Iowa’s two opening offensive drives were not promising for the Hawkeye rushing attack. Five pass plays stretched across the first two drives — ending with four incompletions and an 11-yard Northwestern sack of Nate Stanley — and the offense only attempted one rush. The nightmare-like inability to run the ball seen in the past three years against Northwestern seemed to be reviving itself.

But dueling some of the best offensive tackles in the country ­— Alaric Jackson and Tristan Wirfs — can take a toll on opposing defensive lines. In the second half, Iowa ran the ball 23 times for 78 yards, averaging out to just under 3.4 yards per carry. Wirfs specifically noted the backs’ unrelenting commitment to finding holes and gaining yards on the ground.

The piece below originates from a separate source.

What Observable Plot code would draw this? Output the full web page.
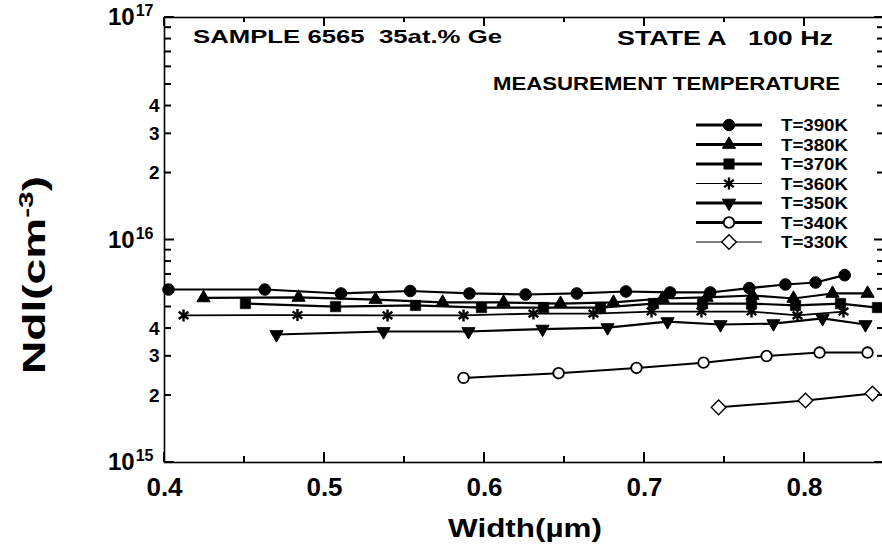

“Our running backs, they tend to find holes really well, and they keep plays alive,” Wirfs said. “They’ll bounce off some tackles, so you just have to block to the whistle and keep dragging your feet, because they’re going to pop something.”

All of Iowa’s backs finished the game averaging at least three yards per carry. To no surprise, the weather in Evanston was cold and rainy; when this continues to be the norm in the coming months, Iowa’s commitment to the run will become even more essential.